━━━ Exercise data ━━━

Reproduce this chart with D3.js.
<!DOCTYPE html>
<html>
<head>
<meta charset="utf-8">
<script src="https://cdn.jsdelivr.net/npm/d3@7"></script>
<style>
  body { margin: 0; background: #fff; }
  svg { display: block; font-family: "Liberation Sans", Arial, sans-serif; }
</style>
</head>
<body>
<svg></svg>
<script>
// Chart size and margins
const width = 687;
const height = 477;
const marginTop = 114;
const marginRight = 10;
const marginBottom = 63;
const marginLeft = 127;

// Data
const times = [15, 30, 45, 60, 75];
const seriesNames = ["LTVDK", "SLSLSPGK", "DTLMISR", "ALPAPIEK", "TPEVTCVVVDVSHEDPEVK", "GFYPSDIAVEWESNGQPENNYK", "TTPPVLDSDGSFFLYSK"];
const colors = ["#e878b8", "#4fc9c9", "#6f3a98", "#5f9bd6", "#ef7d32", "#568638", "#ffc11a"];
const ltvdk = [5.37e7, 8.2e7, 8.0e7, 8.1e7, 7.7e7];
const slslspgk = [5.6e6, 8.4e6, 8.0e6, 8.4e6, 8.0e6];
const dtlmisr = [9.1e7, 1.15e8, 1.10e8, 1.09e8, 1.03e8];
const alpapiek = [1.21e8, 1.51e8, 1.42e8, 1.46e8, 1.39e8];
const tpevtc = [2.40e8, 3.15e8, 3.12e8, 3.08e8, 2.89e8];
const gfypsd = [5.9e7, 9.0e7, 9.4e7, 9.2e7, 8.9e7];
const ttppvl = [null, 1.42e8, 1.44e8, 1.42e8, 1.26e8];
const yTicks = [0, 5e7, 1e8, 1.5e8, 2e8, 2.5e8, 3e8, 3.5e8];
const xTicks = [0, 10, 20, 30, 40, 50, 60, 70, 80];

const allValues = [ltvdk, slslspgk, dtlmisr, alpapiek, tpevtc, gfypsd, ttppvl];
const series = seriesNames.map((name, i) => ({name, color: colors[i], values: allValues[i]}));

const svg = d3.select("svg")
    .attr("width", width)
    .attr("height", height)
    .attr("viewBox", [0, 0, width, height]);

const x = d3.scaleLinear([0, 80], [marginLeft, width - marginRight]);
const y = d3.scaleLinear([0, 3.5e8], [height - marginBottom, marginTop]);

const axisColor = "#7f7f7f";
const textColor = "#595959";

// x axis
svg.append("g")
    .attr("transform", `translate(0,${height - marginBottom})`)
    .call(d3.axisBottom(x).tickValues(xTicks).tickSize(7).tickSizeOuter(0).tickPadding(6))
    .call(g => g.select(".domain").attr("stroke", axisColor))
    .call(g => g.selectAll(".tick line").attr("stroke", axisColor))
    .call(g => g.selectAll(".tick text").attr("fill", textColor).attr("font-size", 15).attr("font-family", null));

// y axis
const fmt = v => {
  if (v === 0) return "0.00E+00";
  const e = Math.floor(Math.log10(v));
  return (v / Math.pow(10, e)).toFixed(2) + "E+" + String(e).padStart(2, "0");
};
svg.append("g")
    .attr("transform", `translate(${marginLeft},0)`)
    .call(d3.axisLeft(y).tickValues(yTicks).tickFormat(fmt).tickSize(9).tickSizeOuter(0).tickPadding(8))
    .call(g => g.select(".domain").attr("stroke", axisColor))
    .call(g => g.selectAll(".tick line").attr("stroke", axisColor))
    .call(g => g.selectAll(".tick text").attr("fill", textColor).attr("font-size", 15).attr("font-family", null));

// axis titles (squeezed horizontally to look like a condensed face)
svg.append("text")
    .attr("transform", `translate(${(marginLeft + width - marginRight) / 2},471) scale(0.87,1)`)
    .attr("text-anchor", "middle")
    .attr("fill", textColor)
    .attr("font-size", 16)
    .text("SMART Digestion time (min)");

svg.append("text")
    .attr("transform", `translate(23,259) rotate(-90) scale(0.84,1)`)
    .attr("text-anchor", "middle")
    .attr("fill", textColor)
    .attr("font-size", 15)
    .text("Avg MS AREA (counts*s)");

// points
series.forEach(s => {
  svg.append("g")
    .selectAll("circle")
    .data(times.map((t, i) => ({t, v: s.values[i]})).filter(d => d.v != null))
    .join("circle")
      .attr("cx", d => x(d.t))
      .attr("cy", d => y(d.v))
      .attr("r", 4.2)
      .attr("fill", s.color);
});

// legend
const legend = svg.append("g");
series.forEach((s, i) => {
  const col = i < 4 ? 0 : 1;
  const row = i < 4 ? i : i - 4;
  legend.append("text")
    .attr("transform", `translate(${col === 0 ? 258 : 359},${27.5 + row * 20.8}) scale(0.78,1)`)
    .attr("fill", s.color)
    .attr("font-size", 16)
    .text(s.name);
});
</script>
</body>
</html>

━━━
━━━ Exercise data ━━━

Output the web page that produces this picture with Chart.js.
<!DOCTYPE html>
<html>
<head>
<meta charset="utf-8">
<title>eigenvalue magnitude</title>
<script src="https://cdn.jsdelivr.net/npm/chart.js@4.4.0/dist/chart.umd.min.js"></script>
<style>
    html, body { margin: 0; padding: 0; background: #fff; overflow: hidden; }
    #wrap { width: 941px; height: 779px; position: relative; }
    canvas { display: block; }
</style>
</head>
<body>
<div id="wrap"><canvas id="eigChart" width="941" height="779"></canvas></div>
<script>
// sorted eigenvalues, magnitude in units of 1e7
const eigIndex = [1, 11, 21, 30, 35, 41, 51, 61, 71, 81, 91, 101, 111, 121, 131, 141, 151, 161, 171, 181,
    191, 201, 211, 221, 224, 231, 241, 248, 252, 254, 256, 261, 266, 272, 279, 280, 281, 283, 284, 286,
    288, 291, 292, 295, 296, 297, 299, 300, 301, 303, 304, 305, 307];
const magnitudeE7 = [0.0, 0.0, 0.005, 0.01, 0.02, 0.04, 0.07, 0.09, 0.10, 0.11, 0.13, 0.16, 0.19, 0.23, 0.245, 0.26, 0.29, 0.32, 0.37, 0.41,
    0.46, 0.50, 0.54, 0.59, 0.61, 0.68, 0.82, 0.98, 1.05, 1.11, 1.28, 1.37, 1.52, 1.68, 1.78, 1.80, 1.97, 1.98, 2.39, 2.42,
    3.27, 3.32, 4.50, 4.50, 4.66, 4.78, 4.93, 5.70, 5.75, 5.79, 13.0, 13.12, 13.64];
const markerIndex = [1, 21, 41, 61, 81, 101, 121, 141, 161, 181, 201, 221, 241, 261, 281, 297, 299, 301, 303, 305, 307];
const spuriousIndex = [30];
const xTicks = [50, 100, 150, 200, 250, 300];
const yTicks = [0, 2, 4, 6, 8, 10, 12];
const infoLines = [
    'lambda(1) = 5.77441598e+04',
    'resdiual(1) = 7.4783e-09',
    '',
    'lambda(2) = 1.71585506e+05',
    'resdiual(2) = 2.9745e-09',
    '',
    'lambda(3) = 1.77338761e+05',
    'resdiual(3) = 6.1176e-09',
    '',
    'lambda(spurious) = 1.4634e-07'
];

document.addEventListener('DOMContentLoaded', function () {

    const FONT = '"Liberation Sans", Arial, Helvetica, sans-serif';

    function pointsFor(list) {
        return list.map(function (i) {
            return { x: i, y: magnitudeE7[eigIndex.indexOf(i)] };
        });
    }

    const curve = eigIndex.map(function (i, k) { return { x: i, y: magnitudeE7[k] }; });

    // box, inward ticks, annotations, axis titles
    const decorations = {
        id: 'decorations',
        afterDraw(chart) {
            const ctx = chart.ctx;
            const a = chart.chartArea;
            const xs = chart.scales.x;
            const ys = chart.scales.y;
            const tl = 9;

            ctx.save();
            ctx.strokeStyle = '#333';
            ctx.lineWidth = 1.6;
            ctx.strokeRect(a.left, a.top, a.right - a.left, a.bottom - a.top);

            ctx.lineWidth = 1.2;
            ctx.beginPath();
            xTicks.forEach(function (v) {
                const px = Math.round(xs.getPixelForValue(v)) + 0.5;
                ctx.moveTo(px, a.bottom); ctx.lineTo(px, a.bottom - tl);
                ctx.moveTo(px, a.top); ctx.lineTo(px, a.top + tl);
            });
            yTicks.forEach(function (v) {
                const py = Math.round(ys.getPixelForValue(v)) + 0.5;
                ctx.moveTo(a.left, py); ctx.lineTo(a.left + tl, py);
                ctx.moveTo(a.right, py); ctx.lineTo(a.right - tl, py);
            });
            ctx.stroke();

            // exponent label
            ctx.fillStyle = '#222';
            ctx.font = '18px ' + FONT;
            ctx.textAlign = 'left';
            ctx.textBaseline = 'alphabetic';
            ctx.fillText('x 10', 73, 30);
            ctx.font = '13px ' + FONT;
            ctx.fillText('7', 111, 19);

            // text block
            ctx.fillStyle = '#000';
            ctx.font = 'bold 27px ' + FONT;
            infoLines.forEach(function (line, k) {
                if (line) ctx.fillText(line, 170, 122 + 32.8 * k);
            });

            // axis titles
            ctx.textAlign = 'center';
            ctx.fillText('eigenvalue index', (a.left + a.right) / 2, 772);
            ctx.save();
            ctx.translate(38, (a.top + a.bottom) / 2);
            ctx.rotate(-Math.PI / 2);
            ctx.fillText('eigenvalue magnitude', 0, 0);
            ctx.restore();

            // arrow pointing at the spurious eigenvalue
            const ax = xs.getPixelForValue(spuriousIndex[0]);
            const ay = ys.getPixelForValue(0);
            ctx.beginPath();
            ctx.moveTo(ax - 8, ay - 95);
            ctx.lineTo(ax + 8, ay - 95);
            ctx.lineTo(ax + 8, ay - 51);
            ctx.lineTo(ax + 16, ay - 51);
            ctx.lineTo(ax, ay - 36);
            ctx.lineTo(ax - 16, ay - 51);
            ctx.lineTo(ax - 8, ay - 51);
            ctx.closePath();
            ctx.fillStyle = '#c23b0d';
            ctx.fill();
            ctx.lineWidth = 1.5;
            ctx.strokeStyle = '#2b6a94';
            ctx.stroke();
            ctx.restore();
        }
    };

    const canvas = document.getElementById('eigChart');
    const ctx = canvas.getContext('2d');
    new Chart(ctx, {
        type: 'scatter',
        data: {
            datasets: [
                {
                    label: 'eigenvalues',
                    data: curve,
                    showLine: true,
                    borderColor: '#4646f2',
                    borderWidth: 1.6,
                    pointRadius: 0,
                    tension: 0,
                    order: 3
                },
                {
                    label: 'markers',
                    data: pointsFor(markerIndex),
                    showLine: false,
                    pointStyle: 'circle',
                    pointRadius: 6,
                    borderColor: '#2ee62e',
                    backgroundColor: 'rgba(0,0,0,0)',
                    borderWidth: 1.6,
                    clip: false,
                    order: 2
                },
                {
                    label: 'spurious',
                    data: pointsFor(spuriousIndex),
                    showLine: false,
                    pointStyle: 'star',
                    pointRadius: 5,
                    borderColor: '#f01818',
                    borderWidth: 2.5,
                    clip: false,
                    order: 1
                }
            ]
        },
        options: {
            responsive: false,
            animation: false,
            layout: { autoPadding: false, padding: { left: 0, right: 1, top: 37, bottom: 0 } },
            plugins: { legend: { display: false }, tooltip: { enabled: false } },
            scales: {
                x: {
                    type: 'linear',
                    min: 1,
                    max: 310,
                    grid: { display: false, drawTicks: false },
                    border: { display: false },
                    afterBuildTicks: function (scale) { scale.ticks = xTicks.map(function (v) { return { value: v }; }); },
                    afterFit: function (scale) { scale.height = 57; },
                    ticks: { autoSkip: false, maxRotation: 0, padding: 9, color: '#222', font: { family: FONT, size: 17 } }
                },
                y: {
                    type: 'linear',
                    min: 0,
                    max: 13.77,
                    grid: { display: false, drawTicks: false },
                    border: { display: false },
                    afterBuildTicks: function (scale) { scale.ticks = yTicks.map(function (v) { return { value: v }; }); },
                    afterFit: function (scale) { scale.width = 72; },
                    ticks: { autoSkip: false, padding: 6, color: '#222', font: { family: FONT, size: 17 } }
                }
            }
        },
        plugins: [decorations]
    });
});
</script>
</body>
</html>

━━━
━━━ Exercise data ━━━

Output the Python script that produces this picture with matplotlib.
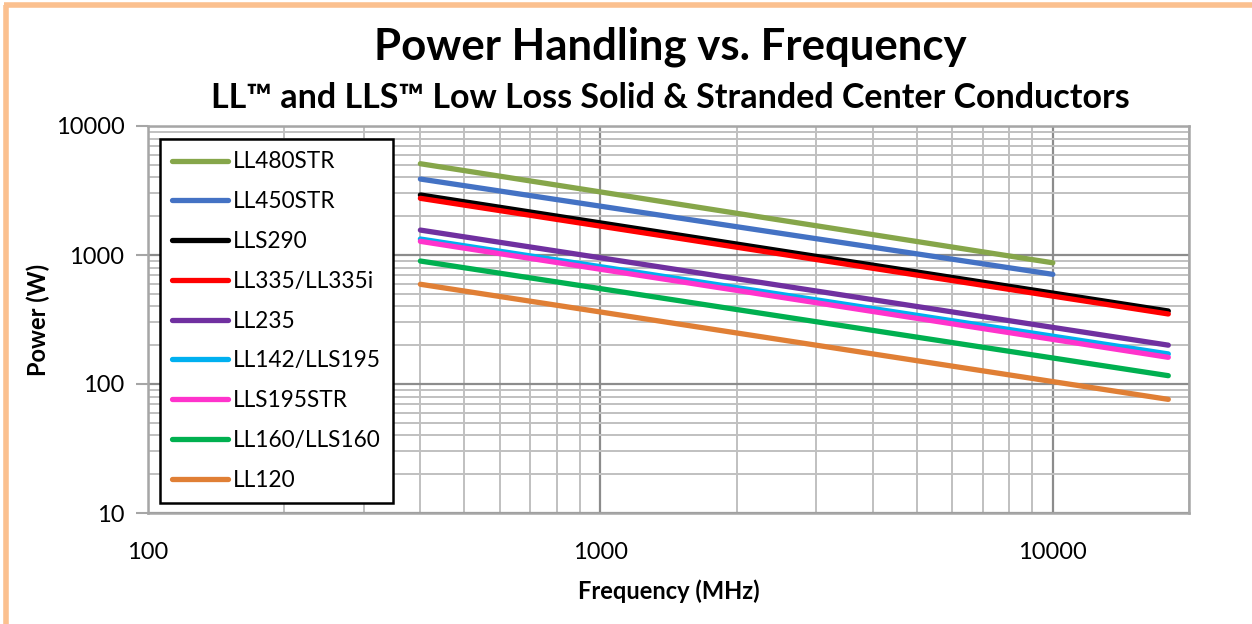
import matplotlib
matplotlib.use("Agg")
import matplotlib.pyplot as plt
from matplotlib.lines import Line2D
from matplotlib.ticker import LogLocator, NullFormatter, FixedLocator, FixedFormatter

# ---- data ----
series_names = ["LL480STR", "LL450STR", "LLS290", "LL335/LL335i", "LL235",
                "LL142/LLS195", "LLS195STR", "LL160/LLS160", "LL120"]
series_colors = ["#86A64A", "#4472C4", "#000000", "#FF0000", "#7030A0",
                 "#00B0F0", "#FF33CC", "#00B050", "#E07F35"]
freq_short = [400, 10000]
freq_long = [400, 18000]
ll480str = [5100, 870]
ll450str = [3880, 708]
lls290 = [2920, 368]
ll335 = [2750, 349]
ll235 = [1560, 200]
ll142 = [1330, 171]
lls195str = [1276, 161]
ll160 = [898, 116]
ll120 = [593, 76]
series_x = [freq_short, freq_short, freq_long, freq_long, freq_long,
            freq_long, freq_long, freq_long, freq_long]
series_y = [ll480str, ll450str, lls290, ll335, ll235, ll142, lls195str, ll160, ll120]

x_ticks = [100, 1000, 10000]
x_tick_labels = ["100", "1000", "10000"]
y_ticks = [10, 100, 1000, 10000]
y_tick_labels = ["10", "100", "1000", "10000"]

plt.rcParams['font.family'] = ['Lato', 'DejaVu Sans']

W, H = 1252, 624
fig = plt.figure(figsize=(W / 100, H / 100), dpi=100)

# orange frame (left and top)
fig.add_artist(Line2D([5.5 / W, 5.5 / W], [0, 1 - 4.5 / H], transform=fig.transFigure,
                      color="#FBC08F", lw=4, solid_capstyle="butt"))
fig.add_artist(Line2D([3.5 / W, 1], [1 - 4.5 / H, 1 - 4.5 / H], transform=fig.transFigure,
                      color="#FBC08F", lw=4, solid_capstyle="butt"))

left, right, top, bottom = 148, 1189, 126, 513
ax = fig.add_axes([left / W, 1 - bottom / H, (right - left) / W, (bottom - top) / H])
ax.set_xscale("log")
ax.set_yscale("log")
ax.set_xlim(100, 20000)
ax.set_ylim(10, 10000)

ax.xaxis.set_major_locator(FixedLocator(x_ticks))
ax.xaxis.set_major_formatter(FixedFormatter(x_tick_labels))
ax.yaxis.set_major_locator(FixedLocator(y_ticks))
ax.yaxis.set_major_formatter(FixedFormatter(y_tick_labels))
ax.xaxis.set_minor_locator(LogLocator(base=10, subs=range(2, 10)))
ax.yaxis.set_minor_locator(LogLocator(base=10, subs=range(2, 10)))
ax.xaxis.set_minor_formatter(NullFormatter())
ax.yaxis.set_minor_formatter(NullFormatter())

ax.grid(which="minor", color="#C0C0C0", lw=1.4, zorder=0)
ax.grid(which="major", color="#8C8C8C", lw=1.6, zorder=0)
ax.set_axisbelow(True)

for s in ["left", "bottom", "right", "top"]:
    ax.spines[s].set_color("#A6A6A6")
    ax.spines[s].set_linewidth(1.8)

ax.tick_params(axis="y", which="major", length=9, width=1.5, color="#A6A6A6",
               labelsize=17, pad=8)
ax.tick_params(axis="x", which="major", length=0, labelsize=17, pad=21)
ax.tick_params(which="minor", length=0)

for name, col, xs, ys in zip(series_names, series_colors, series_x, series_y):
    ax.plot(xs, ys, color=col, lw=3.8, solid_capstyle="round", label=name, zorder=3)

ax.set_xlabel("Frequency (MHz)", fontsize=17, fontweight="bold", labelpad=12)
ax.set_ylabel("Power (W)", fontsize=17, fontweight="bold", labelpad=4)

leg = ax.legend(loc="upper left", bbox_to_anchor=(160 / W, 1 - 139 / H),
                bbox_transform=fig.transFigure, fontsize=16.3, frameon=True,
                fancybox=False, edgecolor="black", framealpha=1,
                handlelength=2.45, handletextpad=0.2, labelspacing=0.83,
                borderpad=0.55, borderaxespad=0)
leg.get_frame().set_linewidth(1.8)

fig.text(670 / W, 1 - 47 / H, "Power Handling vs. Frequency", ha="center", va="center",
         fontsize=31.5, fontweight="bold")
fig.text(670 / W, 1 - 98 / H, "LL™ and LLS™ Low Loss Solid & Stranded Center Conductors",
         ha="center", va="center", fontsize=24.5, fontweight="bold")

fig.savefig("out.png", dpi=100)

━━━

The request: Retype exactly the lines from the one with "Output the Python" through the one with "from matplotlib.ticker import", both included, and nothing else; leave out the pictures.

Problem solution:
Output the Python script that produces this picture with matplotlib.
import matplotlib
matplotlib.use("Agg")
import matplotlib.pyplot as plt
from matplotlib.lines import Line2D
from matplotlib.ticker import LogLocator, NullFormatter, FixedLocator, FixedFormatter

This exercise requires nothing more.